▶ **Material provided**:
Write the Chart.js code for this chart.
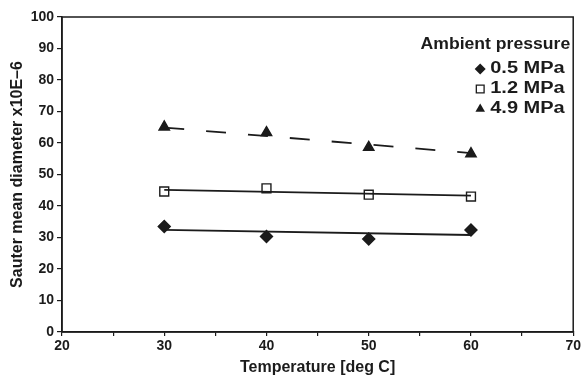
<!DOCTYPE html>
<html>
<head>
<meta charset="utf-8">
<script src="https://cdn.jsdelivr.net/npm/chart.js@4.4.1/dist/chart.umd.min.js"></script>
<style>
    html, body { margin: 0; padding: 0; background: #fff; }
    #wrap { width: 583px; height: 378px; }
</style>
</head>
<body>
<div id="wrap"><canvas id="chart" width="583" height="378"></canvas></div>
<script>
const temps = [30, 40, 50, 60]
const d05 = [33.5, 30.3, 29.5, 32.4]
const d12 = [44.6, 45.6, 43.6, 43.0]
const d49 = [65.1, 63.3, 58.6, 56.6]

// trend line end points
const trendX = [30, 60]
const t05 = [32.4, 30.8]
const t12 = [45.1, 43.3]
const t49 = [64.9, 56.8]

const seriesNames = ['0.5 MPa', '1.2 MPa', '4.9 MPa']
const legendTitle = 'Ambient pressure'
const xTicks = [20, 30, 40, 50, 60, 70]

const ink = '#1b1b1b'
const fontFamily = '"Liberation Sans", Arial, sans-serif'

const pts = (xs, ys) => xs.map((x, i) => ({ x: x, y: ys[i] }))

const frame = {
    id: 'frame',
    afterDraw(chart) {
        const { ctx, chartArea: a } = chart
        ctx.save()
        ctx.strokeStyle = ink
        ctx.lineWidth = 1.5
        ctx.strokeRect(a.left, a.top, a.right - a.left, a.bottom - a.top)
        ctx.restore()
    }
}

function drawSymbol(ctx, style, x, y, r) {
    ctx.beginPath()
    if (style === 'rectRot') {
        ctx.moveTo(x, y - r); ctx.lineTo(x + r, y); ctx.lineTo(x, y + r); ctx.lineTo(x - r, y)
        ctx.closePath(); ctx.fill()
    } else if (style === 'rect') {
        const s = r * Math.SQRT1_2
        ctx.rect(x - s, y - s, 2 * s, 2 * s)
        ctx.fillStyle = '#fff'; ctx.fill(); ctx.stroke()
        ctx.fillStyle = ink
    } else {
        ctx.moveTo(x, y - r); ctx.lineTo(x + r * 0.87, y + r * 0.5); ctx.lineTo(x - r * 0.87, y + r * 0.5)
        ctx.closePath(); ctx.fill()
    }
}

// wide, heavy text like the scanned original
function wideText(ctx, text, x, y, stretch, align) {
    ctx.save()
    ctx.translate(x, y)
    ctx.scale(stretch, 1)
    ctx.textAlign = align
    ctx.fillText(text, 0, 0)
    ctx.restore()
}

const insideLegend = {
    id: 'insideLegend',
    afterDraw(chart) {
        const { ctx, chartArea: a } = chart
        ctx.save()
        ctx.fillStyle = ink
        ctx.strokeStyle = ink
        ctx.lineWidth = 1.3
        ctx.font = 'bold 16px ' + fontFamily
        ctx.textBaseline = 'middle'
        wideText(ctx, legendTitle, a.right - 3, a.top + 28, 1.1, 'right')
        chart.data.datasets.filter(d => d.inLegend).forEach((d, i) => {
            const y = a.top + 52 + i * 20
            drawSymbol(ctx, d.pointStyle, a.right - 93, y, 5.5)
            ctx.fillStyle = ink
            wideText(ctx, d.label, a.right - 83, y, 1.25, 'left')
        })
        ctx.restore()
    }
}

const markerSet = (label, data, style, radius, fill) => ({
    label: label,
    data: pts(temps, data),
    inLegend: true,
    showLine: false,
    pointStyle: style,
    pointRadius: radius,
    pointBackgroundColor: fill,
    pointBorderColor: ink,
    pointBorderWidth: 1.4
})

const trendSet = (data, dash) => ({
    label: '',
    data: pts(trendX, data),
    showLine: true,
    borderColor: ink,
    borderWidth: 1.8,
    borderDash: dash,
    pointRadius: 0
})

new Chart(document.getElementById('chart').getContext('2d'), {
    type: 'scatter',
    data: {
        datasets: [
            trendSet(t05, []),
            trendSet(t12, []),
            trendSet(t49, [20, 22]),
            markerSet(seriesNames[0], d05, 'rectRot', 6, ink),
            markerSet(seriesNames[1], d12, 'rect', 6.3, '#fff'),
            markerSet(seriesNames[2], d49, 'triangle', 6, ink)
        ]
    },
    options: {
        responsive: false,
        animation: false,
        layout: { padding: { left: 0, right: 8, top: 17, bottom: 0 } },
        plugins: {
            legend: { display: false },
            tooltip: { enabled: false }
        },
        scales: {
            x: {
                type: 'linear',
                min: 20,
                max: 70,
                border: { color: ink, width: 1.5 },
                grid: { display: true, drawOnChartArea: false, color: ink, tickLength: 4, lineWidth: 1.2 },
                ticks: {
                    stepSize: 5,
                    autoSkip: false,
                    maxRotation: 0,
                    padding: 2,
                    color: ink,
                    font: { family: fontFamily, size: 14, weight: 'bold' },
                    callback: v => xTicks.includes(v) ? v : ''
                },
                title: {
                    display: true,
                    text: 'Temperature [deg C]',
                    color: ink,
                    font: { family: fontFamily, size: 16, weight: 'bold' },
                    padding: { top: 0, bottom: 1 }
                },
                afterFit: s => { s.height = 46 }
            },
            y: {
                min: 0,
                max: 100,
                border: { color: ink, width: 1.5 },
                grid: { display: true, drawOnChartArea: false, color: ink, tickLength: 5, lineWidth: 1.2 },
                ticks: {
                    stepSize: 10,
                    padding: 3,
                    color: ink,
                    font: { family: fontFamily, size: 14, weight: 'bold' }
                },
                title: {
                    display: true,
                    text: 'Sauter mean diameter x10E\u20136',
                    color: ink,
                    font: { family: fontFamily, size: 16, weight: 'bold' },
                    padding: { top: 8, bottom: 0 }
                },
                afterFit: s => { s.width = 62 }
            }
        }
    },
    plugins: [frame, insideLegend]
})
</script>
</body>
</html>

▶ **Set problem**:
Omitting all pictures, restate exactly the lines of the material from its start through the line that contains "const pts = (xs, ys)".

▶ **Answer to this problem**:
Write the Chart.js code for this chart.
<!DOCTYPE html>
<html>
<head>
<meta charset="utf-8">
<script src="https://cdn.jsdelivr.net/npm/chart.js@4.4.1/dist/chart.umd.min.js"></script>
<style>
    html, body { margin: 0; padding: 0; background: #fff; }
    #wrap { width: 583px; height: 378px; }
</style>
</head>
<body>
<div id="wrap"><canvas id="chart" width="583" height="378"></canvas></div>
<script>
const temps = [30, 40, 50, 60]
const d05 = [33.5, 30.3, 29.5, 32.4]
const d12 = [44.6, 45.6, 43.6, 43.0]
const d49 = [65.1, 63.3, 58.6, 56.6]

// trend line end points
const trendX = [30, 60]
const t05 = [32.4, 30.8]
const t12 = [45.1, 43.3]
const t49 = [64.9, 56.8]

const seriesNames = ['0.5 MPa', '1.2 MPa', '4.9 MPa']
const legendTitle = 'Ambient pressure'
const xTicks = [20, 30, 40, 50, 60, 70]

const ink = '#1b1b1b'
const fontFamily = '"Liberation Sans", Arial, sans-serif'

const pts = (xs, ys) => xs.map((x, i) => ({ x: x, y: ys[i] }))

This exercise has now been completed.